Figure S14 then shows the spatial corresponding distribution of seasonal OC, which is also higher over north China, central China, Sichuan and Chongqing, and northeast India. Finally, Fig. S15 reports the annual mean near-surface CO concentrations for observations and simulation data across the monitoring sites in China. While simulated CO concentrations agree well spatially with observations, the simulations produce higher values than observed in central China, likely linked to uncertainties in emission inventories. Figure S16 presents the seasonal spatial distributions of CO, with simulated high values mostly localized in Sichuan–Chongqing and central China and a peak in winter.

4 Conclusions

Regional climate–chemistry coupled models can be used to study the characteristics of regional-scale climate and pollutants and are an important means to investigate the behavior of atmospheric pollutants and their radiative climate effects. However, current coupled regional climate models describe the physiological process of terrestrial vegetation relatively simply and do not consider the interaction between atmospheric pollutants (such as PM_2.5 and O₃) and CO₂, as well as their impacts on terrestrial ecosystems.

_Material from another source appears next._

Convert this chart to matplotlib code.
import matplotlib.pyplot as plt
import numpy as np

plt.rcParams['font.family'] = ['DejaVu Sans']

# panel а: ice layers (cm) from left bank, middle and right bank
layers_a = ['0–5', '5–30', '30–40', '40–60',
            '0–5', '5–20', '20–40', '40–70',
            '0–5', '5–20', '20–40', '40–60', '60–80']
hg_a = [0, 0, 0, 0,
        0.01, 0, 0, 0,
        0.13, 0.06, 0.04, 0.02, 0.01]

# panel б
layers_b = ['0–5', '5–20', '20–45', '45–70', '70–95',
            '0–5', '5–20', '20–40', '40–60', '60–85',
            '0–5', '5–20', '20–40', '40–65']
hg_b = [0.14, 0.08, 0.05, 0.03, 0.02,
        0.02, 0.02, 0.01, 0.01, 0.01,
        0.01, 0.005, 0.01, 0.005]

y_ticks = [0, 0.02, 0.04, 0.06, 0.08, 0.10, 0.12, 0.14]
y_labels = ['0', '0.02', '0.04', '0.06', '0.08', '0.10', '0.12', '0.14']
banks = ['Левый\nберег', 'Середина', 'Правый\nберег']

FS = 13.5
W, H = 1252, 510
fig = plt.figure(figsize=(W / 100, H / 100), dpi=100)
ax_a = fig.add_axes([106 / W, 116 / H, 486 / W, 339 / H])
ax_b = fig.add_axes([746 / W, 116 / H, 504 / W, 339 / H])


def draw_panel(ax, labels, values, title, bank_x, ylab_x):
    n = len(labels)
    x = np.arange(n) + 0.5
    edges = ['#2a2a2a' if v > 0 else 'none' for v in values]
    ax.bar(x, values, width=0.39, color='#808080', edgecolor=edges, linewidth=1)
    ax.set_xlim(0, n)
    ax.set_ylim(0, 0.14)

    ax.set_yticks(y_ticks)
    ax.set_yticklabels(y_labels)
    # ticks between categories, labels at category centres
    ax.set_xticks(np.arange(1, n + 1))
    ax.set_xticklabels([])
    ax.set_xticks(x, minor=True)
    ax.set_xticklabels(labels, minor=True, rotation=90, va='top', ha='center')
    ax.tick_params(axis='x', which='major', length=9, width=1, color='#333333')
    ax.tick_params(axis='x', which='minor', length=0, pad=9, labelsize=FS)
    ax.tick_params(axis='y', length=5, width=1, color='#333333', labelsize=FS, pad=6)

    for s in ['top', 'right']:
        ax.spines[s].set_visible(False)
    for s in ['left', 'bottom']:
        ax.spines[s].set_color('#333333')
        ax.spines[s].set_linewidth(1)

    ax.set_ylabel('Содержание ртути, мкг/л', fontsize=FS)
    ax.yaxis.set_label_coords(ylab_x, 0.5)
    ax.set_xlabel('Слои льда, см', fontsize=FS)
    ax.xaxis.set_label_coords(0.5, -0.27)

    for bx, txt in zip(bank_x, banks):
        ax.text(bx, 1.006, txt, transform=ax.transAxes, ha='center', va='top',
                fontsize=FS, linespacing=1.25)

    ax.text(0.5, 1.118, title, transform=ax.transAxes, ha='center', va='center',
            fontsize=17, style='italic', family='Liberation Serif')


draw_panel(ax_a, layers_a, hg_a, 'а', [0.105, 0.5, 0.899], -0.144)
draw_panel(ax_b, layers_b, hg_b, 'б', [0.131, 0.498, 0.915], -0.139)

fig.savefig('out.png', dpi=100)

To overcome this problem, in this work we coupled the YIBs biogeochemical model to the RegCM-CHEM regional climate–chemistry model and tested this coupled modeling system over a domain covering East Asia at a 30 km horizontal grid spacing for the year 2016. The model output was validated against reanalysis data, observational data, and satellite remote sensing data, for both the atmosphere and the carbon cycle.

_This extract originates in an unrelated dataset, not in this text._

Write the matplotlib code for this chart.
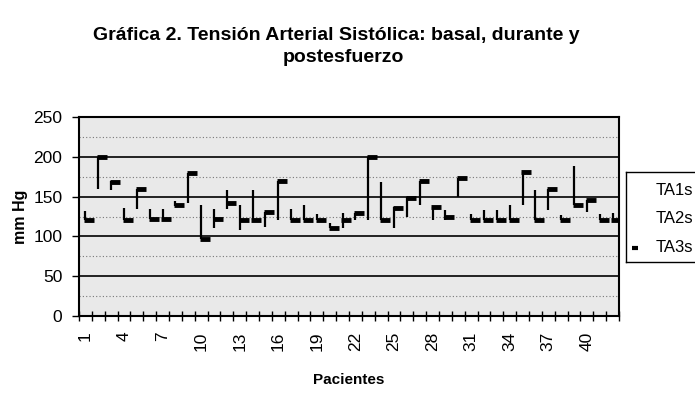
import numpy as np
import matplotlib.pyplot as plt
from matplotlib.ticker import MultipleLocator, FixedLocator, NullFormatter

plt.rcParams['font.family'] = ['Liberation Sans', 'DejaVu Sans']

# Pacientes 1..42
pacientes = list(range(1, 43))
ta1s = [132, 200, 170, 136, 160, 134, 134, 144, 180, 140, 134, 158,
        140, 158, 131, 170, 134, 140, 128, 117, 130, 130, 200, 168,
        137, 150, 170, 137, 133, 173, 128, 133, 133, 140, 181, 158,
        160, 127, 188, 146, 128, 130]
ta2s = [120, 160, 158, 121, 134, 122, 122, 138, 142, 97, 111, 134,
        108, 120, 112, 120, 120, 120, 120, 110, 110, 120, 120, 120,
        110, 125, 140, 121, 121, 150, 120, 120, 120, 120, 140, 120,
        133, 120, 140, 131, 120, 120]
ta3s = [120, 200, 168, 121, 160, 122, 122, 140, 180, 97, 122, 142,
        121, 120, 131, 170, 120, 120, 120, 110, 120, 130, 200, 120,
        136, 148, 170, 137, 125, 173, 120, 120, 120, 120, 181, 120,
        160, 120, 140, 146, 120, 120]

W, H = 695, 404
fig = plt.figure(figsize=(W / 100, H / 100), dpi=100)
ax = fig.add_axes([79 / W, 1 - 316 / H, (619 - 79) / W, (316 - 117) / H])
ax.set_facecolor('#e9e9e9')

x = np.arange(len(pacientes))
lo = np.minimum(np.minimum(ta1s, ta2s), ta3s)
hi = np.maximum(np.maximum(ta1s, ta2s), ta3s)
ax.vlines(x, lo, hi, color='black', lw=1.6, zorder=3)
ax.plot(x + 0.3, ta3s, ls='none', marker='_', ms=7, mew=3.5, color='black', zorder=4)

ax.set_xlim(-0.5, len(pacientes) - 0.5)
ax.set_ylim(0, 250)
ax.yaxis.set_major_locator(MultipleLocator(50))
ax.yaxis.set_minor_locator(MultipleLocator(25))
ax.grid(axis='y', which='major', color='black', lw=1.2)
ax.grid(axis='y', which='minor', color='#777777', lw=0.8, ls=(0, (1, 2)))
ax.set_axisbelow(True)

ax.xaxis.set_major_locator(FixedLocator(x[::3]))
ax.set_xticklabels([str(p) for p in pacientes[::3]], rotation=90, fontsize=12.5)
ax.xaxis.set_minor_locator(FixedLocator(np.arange(-0.5, len(pacientes), 1)))
ax.xaxis.set_minor_formatter(NullFormatter())
ax.tick_params(axis='x', which='major', length=0, pad=11)
ax.tick_params(axis='x', which='minor', direction='inout', length=7, width=1)
ax.tick_params(axis='y', which='major', direction='out', length=5, width=1,
               labelsize=12.5, pad=7)
ax.tick_params(axis='y', which='minor', length=0)
for s in ax.spines.values():
    s.set_linewidth(1.5)

ax.set_xlabel('Pacientes', fontsize=11, fontweight='bold', va='center')
ax.xaxis.set_label_coords(0.5, -(380 - 316) / 199)
ax.set_ylabel('mm Hg', fontsize=11.5, fontweight='bold', va='center')
ax.yaxis.set_label_coords(-(79 - 21) / 540, 0.5)

fig.text(336 / W, 1 - 36 / H, 'Gráfica 2. Tensión Arterial Sistólica: basal, durante y',
         ha='center', va='center', fontsize=14, fontweight='bold')
fig.text(343 / W, 1 - 58 / H, 'postesfuerzo',
         ha='center', va='center', fontsize=14, fontweight='bold')

# leyenda
lax = fig.add_axes([626 / W, 1 - 262 / H, (W - 626) / W, (262 - 172) / H])
lax.set_xlim(0, 1)
lax.set_ylim(0, 1)
lax.set_xticks([])
lax.set_yticks([])
for s in lax.spines.values():
    s.set_linewidth(1)
lax.spines['right'].set_visible(False)
for yy, lab in zip([0.79, 0.48, 0.16], ['TA1s', 'TA2s', 'TA3s']):
    lax.text(0.98, yy, lab, ha='right', va='center', fontsize=12)
lax.plot([0.13], [0.16], marker='_', ms=5, mew=3, color='black')

fig.savefig('out.png', dpi=100)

Our simulations show that the coupled RegCM-Chem–YIBs system can effectively reproduce the spatio-temporal distribution of meteorological variables, atmospheric composition (PM_2.5, O_3, and CO₂), and terrestrial carbon fluxes (GPP and NPP). Comparisons of the simulated temperature, longitudinal wind, latitudinal wind, and specific humidity for different seasons with the driving ERA-Interim reanalysis data showed correlation coefficients of 0.95–0.98, 0.71–0.97, 0.81–0.92, and 0.91–0.92, respectively. The correlation coefficients between observed and simulated O₃ and PM_2.5 levels in China were 0.74 and 0.65, respectively, while the corresponding correlations for CO₂ were in the range of 0.89 to 0.97. Comparison of the ecological parameters GPP and NPP simulated in East Asia with the observed data showed correlation coefficients of 0.91 and 0.87, respectively. In addition, in all cases, the seasonal variation in the different variables was captured by the model. Therefore, we conclude that, overall, the RegCM-Chem–YIBs model demonstrates a good performance in simulating the spatio-temporal distribution characteristics of regional meteorological characteristics, atmospheric composition, and ecological parameters over East Asia.

In the future, we will continue to improve RegCM-Chem–YIBs in the following aspects. First, we will investigate the impact of CO₂ and O₃ inhomogeneity on radiation calculations by integrating temporally and spatially varying concentrations derived from YIBs and the Chem module into the RegCM radiation module. This will enable additional accurate computation of longwave radiation flux, improving the representation of the regional radiation balance. Second, we intend to assimilate a module representing various chemical transformations happening on the surfaces of aerosol particles. Finally, we will include the wet removal process of O₃. These advancements will contribute to the refinement of RegCM-Chem–YIBs, enhancing our ability to investigate the interactions between the regional atmosphere, the carbon cycle, and vegetation processes.